Scrolling through my Twitter feed on October 1 my heart nearly sank, but I was not surprised when I saw the headline: Deadliest mass shooting in modern U.S. History: Las Vegas. I am 17 years old and I have seen this headline not once, not even twice, but four times in my short life. Let that sink in, I was born in 2000 and since then, I have seen four shootings, one after another, each with more and more fatalities, and each being named the deadliest.
I have scrolled through pictures of innocent families fall to the ground crying in grief, but even worse I have witnessed our society becoming more and more numb to the issue as it is beginning to become a normalcy in our world. Although you may be sitting here in East Lyme reading the Saga as a teacher or student, this issue is happening, and it is one that makes you wonder: how did we get here? Of course, the recent shooting in Las Vegas could not have been prevented by any member of our community that day, however it is crucial to evaluate what we can do about the issue here. The Las Vegas shooting may have not targeted any specific sexual orientation or race, however it is evident that this problem is here, and it all starts somewhere. We can’t change what has happened in my 17 years, but we can choose how we respond.
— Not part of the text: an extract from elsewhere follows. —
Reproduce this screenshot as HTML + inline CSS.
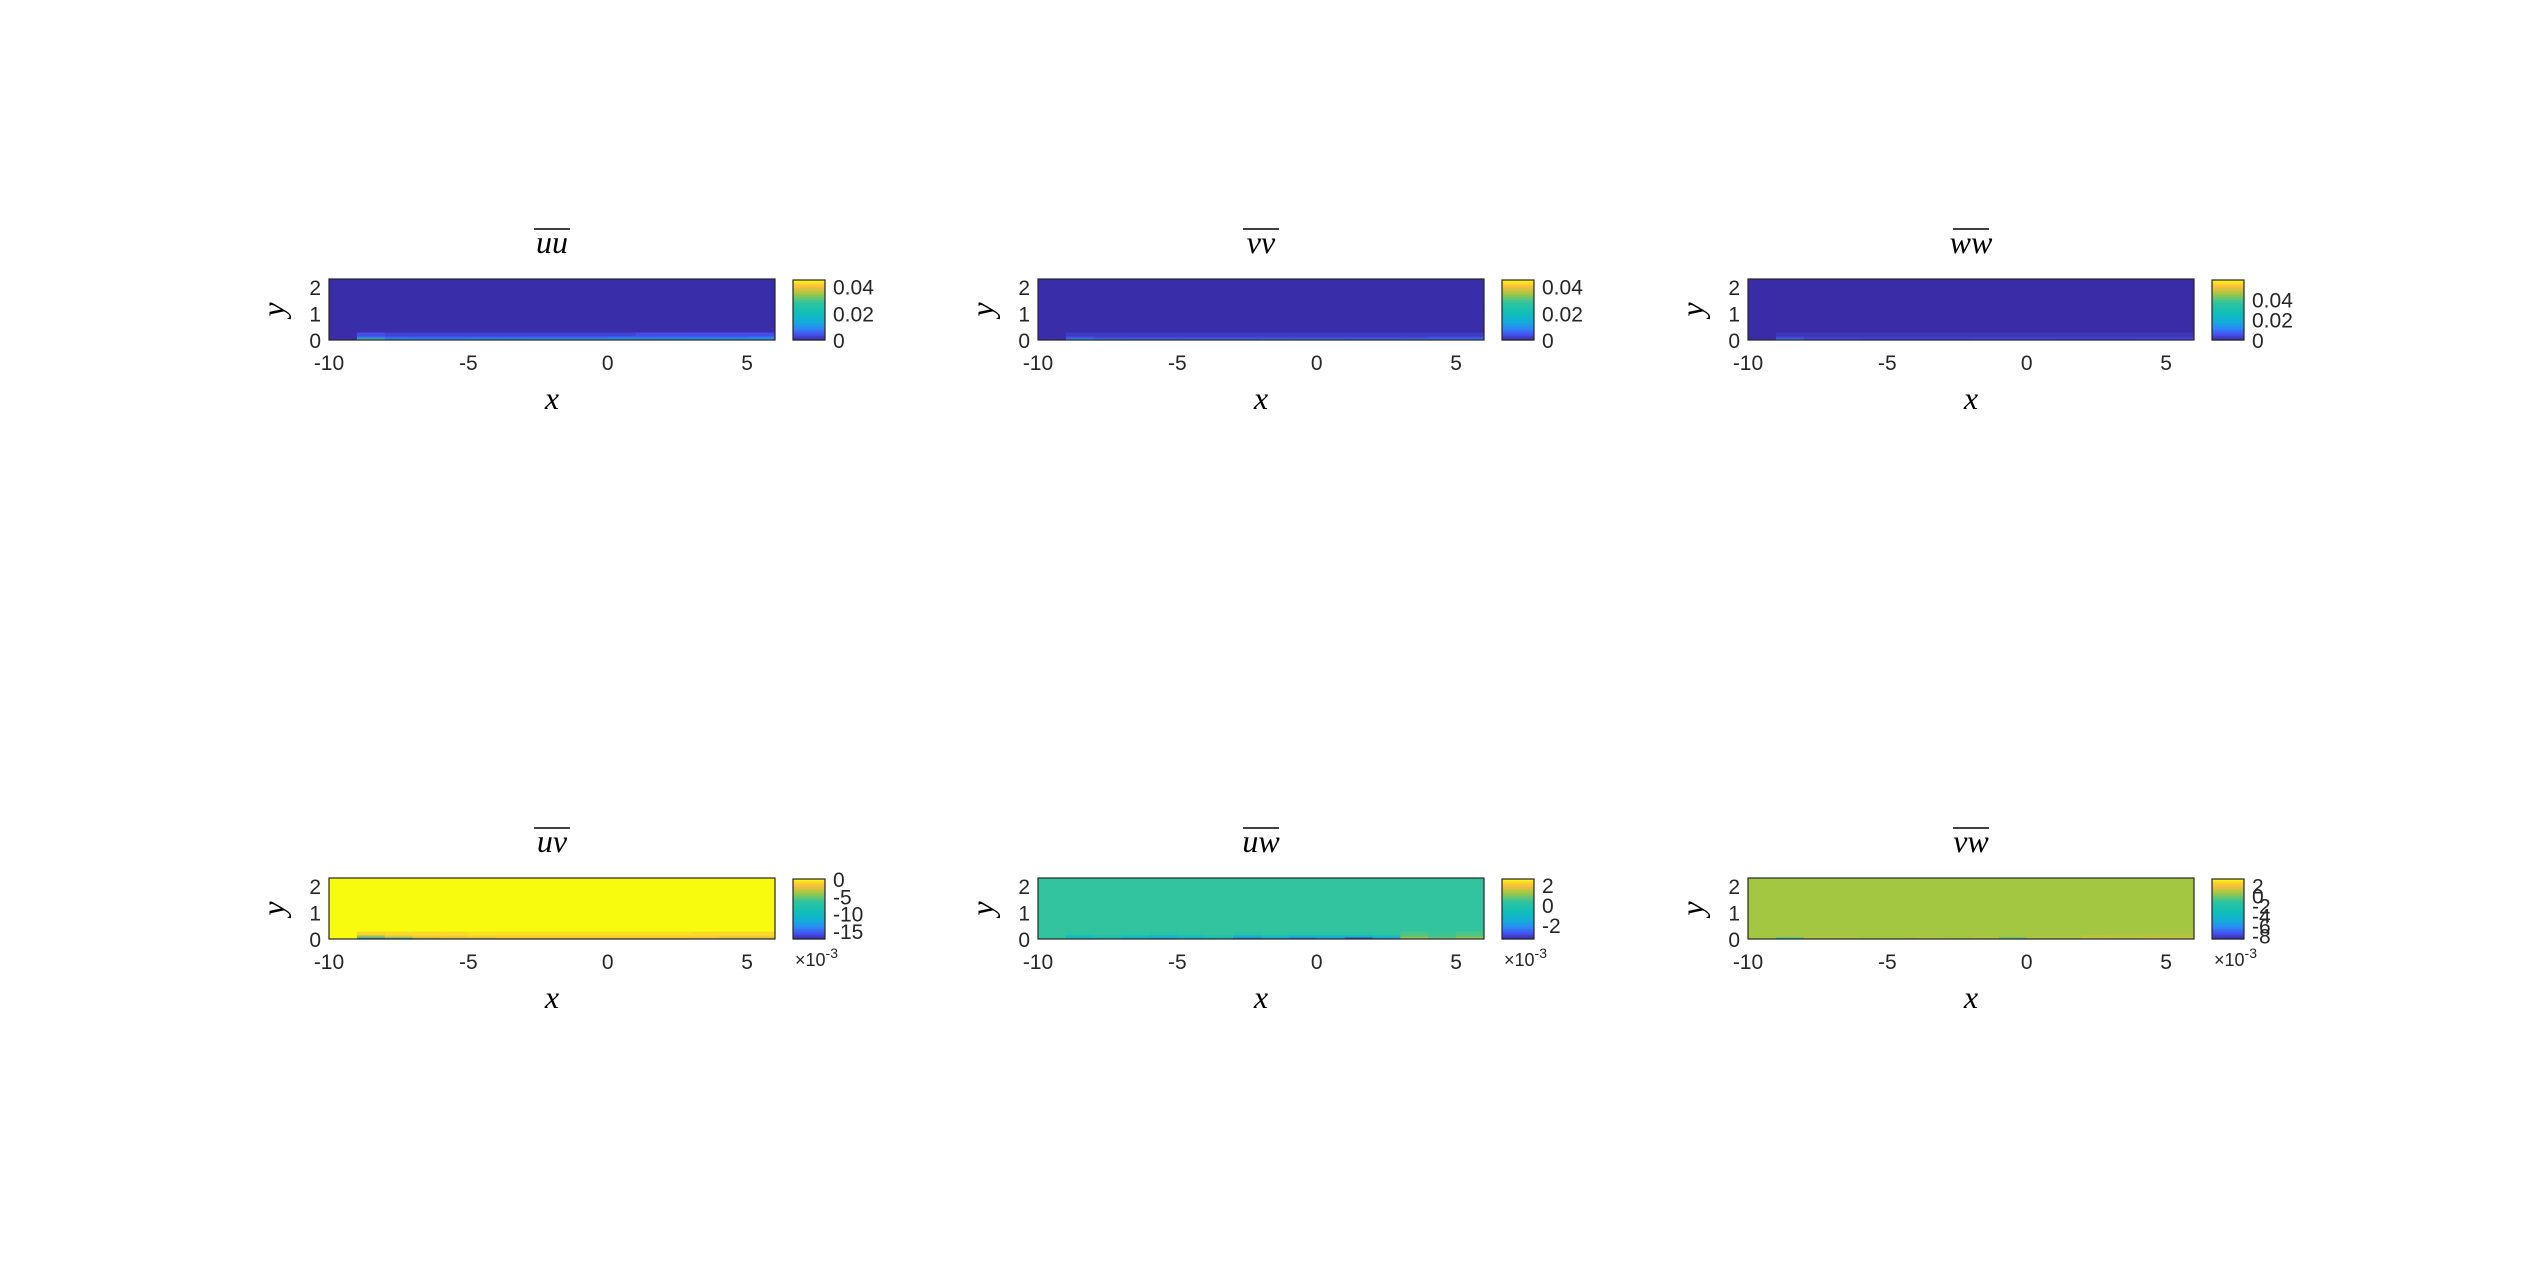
<!DOCTYPE html>
<html><head><meta charset="utf-8"><style>
html,body{margin:0;padding:0;background:#fff}
svg{display:block}
text{font-family:"Liberation Sans",sans-serif;fill:#262626}
.tk{font-size:21px}
.lab{font-family:"Liberation Serif",serif;font-style:italic;font-size:32px;fill:#000}
</style></head><body>
<svg id="fig" width="2526" height="1263" viewBox="0 0 2526 1263" xmlns="http://www.w3.org/2000/svg"></svg>
<script>
// ---- data ----
const titles = ["uu","vv","ww","uv","uw","vw"];
const xBins = [-9,-8,-7,-6,-5,-4,-3,-2,-1,0,1,2,3,4,5,6];
const yBands = [0,0.06,0.14,0.28];
const background = [0.0006,0.0006,0.0006,0,0.0004,0.0007];
const row0 = [
 [0.03,0.012,0.011,0.011,0.012,0.012,0.014,0.014,0.013,0.014,0.012,0.013,0.014,0.015,0.013,0.012],
 [0.012,0.008,0.007,0.007,0.007,0.007,0.007,0.008,0.008,0.008,0.007,0.007,0.008,0.008,0.008,0.008],
 [0.01,0.006,0.006,0.005,0.005,0.005,0.005,0.006,0.006,0.006,0.005,0.005,0.005,0.006,0.006,0.006],
 [-0.013,-0.007,-0.004,-0.003,-0.003,-0.002,-0.002,-0.002,-0.002,-0.002,-0.002,-0.002,-0.002,-0.003,-0.003,-0.002],
 [-0.001,-0.001,-0.0015,-0.002,-0.0015,-0.001,-0.0025,-0.002,-0.0025,-0.002,-0.003,-0.002,0.0015,0.001,0.0015,0.001],
 [-0.001,0.001,0.001,0.0008,0.0008,0.001,0.0008,0.001,-0.0005,0.001,0.001,0.0015,0.0012,0.0015,0.0014,0.0018]
];
const row1 = [
 [0.008,0.006,0.006,0.006,0.006,0.006,0.006,0.006,0.006,0.007,0.007,0.007,0.007,0.007,0.008,0.008],
 [0.004,0.003,0.003,0.003,0.003,0.003,0.003,0.003,0.003,0.003,0.003,0.003,0.003,0.004,0.004,0.004],
 [0.004,0.003,0.003,0.003,0.003,0.003,0.003,0.003,0.003,0.003,0.003,0.003,0.003,0.003,0.003,0.003],
 [-0.004,-0.002,-0.0015,-0.0015,-0.0012,-0.0012,-0.0012,-0.0012,-0.0012,-0.0012,-0.0012,-0.0012,-0.0012,-0.0015,-0.0015,-0.0015],
 [-0.0005,0,-0.0005,-0.0008,-0.0005,0,-0.001,-0.0005,-0.001,-0.001,-0.001,-0.0005,0.0008,0.0005,0.0008,0.0005],
 [0.0007,0.0008,0.0008,0.0007,0.0007,0.0008,0.0007,0.0008,0.0006,0.0008,0.0008,0.001,0.001,0.001,0.001,0.0012]
];
const row2 = [
 [0.004,0.003,0.003,0.003,0.003,0.003,0.003,0.003,0.003,0.003,0.004,0.004,0.004,0.004,0.004,0.005],
 [0.002,0.002,0.002,0.002,0.002,0.002,0.002,0.002,0.002,0.002,0.002,0.002,0.002,0.002,0.002,0.002],
 [0.002,0.002,0.002,0.002,0.002,0.002,0.002,0.002,0.002,0.002,0.002,0.002,0.002,0.002,0.002,0.002],
 [-0.001,-0.0008,-0.0008,-0.0008,-0.0006,-0.0006,-0.0006,-0.0006,-0.0006,-0.0006,-0.0006,-0.0006,-0.0008,-0.0008,-0.0008,-0.001],
 [0.0003,0.0004,0.0003,0.0002,0.0003,0.0004,0.0002,0.0003,0.0002,0.0002,0.0002,0.0003,0.0006,0.0005,0.0006,0.0005],
 [0.0007,0.0007,0.0007,0.0007,0.0007,0.0007,0.0007,0.0007,0.0007,0.0007,0.0007,0.0007,0.0008,0.0008,0.0008,0.0009]
];
const cmin = [0,0,0,-0.0173,-0.0034,-0.0087];
const cmax = [0.045,0.045,0.059,0,0.0026,0.0033];
const cbTicks = [[0,0.02,0.04],[0,0.02,0.04],[0,0.02,0.04],[0,-5,-10,-15],[2,0,-2],[2,0,-2,-4,-6,-8]];
const cbScale = [1,1,1,1e-3,1e-3,1e-3];
const xTicks = [-10,-5,0,5];
const yTicks = [0,1,2];

// ---- helpers ----
const NS="http://www.w3.org/2000/svg";
const svg=document.getElementById('fig');
function mk(tag,attrs,parent){const e=document.createElementNS(NS,tag);for(const k in attrs)e.setAttribute(k,attrs[k]);(parent||svg).appendChild(e);return e;}
const stops=[[0,[56,40,158]],[0.1,[71,80,240]],[0.2,[45,135,247]],[0.3,[20,170,220]],[0.45,[15,190,185]],[0.63,[46,196,160]],[0.78,[161,199,65]],[0.9,[252,190,60]],[0.95,[250,215,40]],[1,[249,251,14]]];
function parula(t){t=Math.max(0,Math.min(1,t));let i=0;while(i<stops.length-2&&t>stops[i+1][0])i++;const a=stops[i],b=stops[i+1];const r=(t-a[0])/(b[0]-a[0]);const c=a[1].map((v,k)=>Math.round(v+(b[1][k]-v)*r));return `rgb(${c[0]},${c[1]},${c[2]})`;}

const colX=[329,1038,1748], rowY=[279,878], W=446, H=61;
const XMIN=-10,XMAX=6,YMIN=0,YMAX=2.3;

titles.forEach((name,p)=>{
  const x0=colX[p%3], y0=rowY[Math.floor(p/3)];
  const g=mk('g',{});
  
  
  const sx=v=>x0+(v-XMIN)/(XMAX-XMIN)*W;
  const sy=v=>y0+H-(v-YMIN)/(YMAX-YMIN)*H;
  const col=v=>parula((v-cmin[p])/(cmax[p]-cmin[p]));
  const bg=mk('rect',{x:x0,y:y0,width:W,height:H,fill:col(background[p])},g);
  
  
  const rows=[row0[p],row1[p],row2[p]];
  rows.forEach((rv,ri)=>{
    rv.forEach((v,ci)=>{
      const xa=xBins[ci], xb=ci<xBins.length-1?xBins[ci+1]:XMAX;
      if(xa>=XMAX)return;
      const c=mk('rect',{x:sx(xa),y:sy(yBands[ri+1]),width:sx(xb)-sx(xa)+0.5,height:sy(yBands[ri])-sy(yBands[ri+1]),fill:col(v)},g);
      
      
    });
  });
  const fr=mk('rect',{x:x0,y:y0,width:W,height:H,fill:'none',stroke:'#262626','stroke-width':1.2},g);
  
  
  const t=mk('text',{x:x0+W/2,y:y0-26,'text-anchor':'middle',class:'lab'},g);
  t.textContent=name;
  
  
  const tw=name.length*15;
  mk('line',{x1:x0+W/2-tw/2-3,x2:x0+W/2+tw/2+3,y1:y0-50,y2:y0-50,stroke:'#000','stroke-width':1.6},g);
  xTicks.forEach(v=>{
    const tt=mk('text',{x:sx(v),y:y0+H+30,'text-anchor':'middle',class:'tk'},g);
    tt.textContent=v;
    
    
  });
  yTicks.forEach(v=>{
    const tt=mk('text',{x:x0-8,y:sy(v)+8,'text-anchor':'end',class:'tk'},g);
    tt.textContent=v;
    
    
  });
  const xl=mk('text',{x:x0+W/2,y:y0+H+69,'text-anchor':'middle',class:'lab'},g);
  xl.textContent='x';
  
  
  const yl=mk('text',{x:0,y:0,'text-anchor':'middle',class:'lab',transform:`translate(${x0-45},${y0+H/2}) rotate(-90)`},g);
  yl.textContent='y';
  
  
  const cx=x0+464, cw=32, cy=y0+1, ch=H-1;
  const cb=mk('g',{},g);
  
  
  const N=40;
  for(let i=0;i<N;i++){
    mk('rect',{x:cx,y:cy+ch-(i+1)*ch/N,width:cw,height:ch/N+0.6,fill:parula((i+0.5)/N)},cb);
  }
  mk('rect',{x:cx,y:cy,width:cw,height:ch,fill:'none',stroke:'#262626','stroke-width':1.2},cb);
  const cs=v=>cy+ch-(v*cbScale[p]-cmin[p])/(cmax[p]-cmin[p])*ch;
  cbTicks[p].forEach(v=>{
    const tt=mk('text',{x:cx+cw+8,y:cs(v)+8,class:'tk'},cb);
    tt.textContent=v;
    
    
  });
  if(cbScale[p]!==1){
    const ex=mk('text',{x:cx+2,y:y0+H+27,class:'tk',style:'font-size:18px'},cb);
    ex.innerHTML='×10<tspan dy="-8" font-size="14">-3</tspan>';
    
    
  }
});
</script>
</body></html>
When do we, as a country, say enough is enough? We can tweet, we can pray, we can debate the “how’s” and “why’s” but it starts here. It starts with a smile in the hallway, helping a kid who is struggling and putting yourself in their shoes, rather than watch them fall. Start to be the helping hand picking someone up, and not be the one pushing them down.
Although ELHS strives to emphasize kindness in our platform REACH, it doesn’t just end there. It would simply be naïve of me to sit here and say our school is a positive environment for all. It is time for our community and students to start accepting students for how they are, and not for who other people want them to be. Teachers and administrators can only monitor so much of the activity that goes in school, so it really all comes down who a student wants to be and how they view themselves.
Bullying is wrong-period. However, bullying is not just about the big kid beating on the little one, or the girl in the hallway who says mean comments. It is essential to understand that the only life you live is your own, so why beat down on someone whom you don’t really know anything about? Words hurt, and these shootings just prove that hate and discrimination kills. If we stand up for what we believe in, the bullies will no longer have anything to say.
According to statistics from Columbia University, two-thirds of bullying victims become bullies themselves. It’s a vicious cycle that we have control over. Of course, this is a high school and people are going to say hurtful comments to one another, and maybe not even realize the effect it has. It is necessary to take a minute and think of who you want to be, and how you want others to perceive you.
How long will we report news and express outrage over discrimination between sexual orientation and race until we stop it all together? It all starts with us. It is crucial that we start discussing equality and accept one another at a young age before there are another 49 people killed at a gay nightclub as seen in Orlando.
There is only one way we can truly resolve the widespread violence occurring throughout the world today, and we simply need to reconnect with not only ourselves, but each other.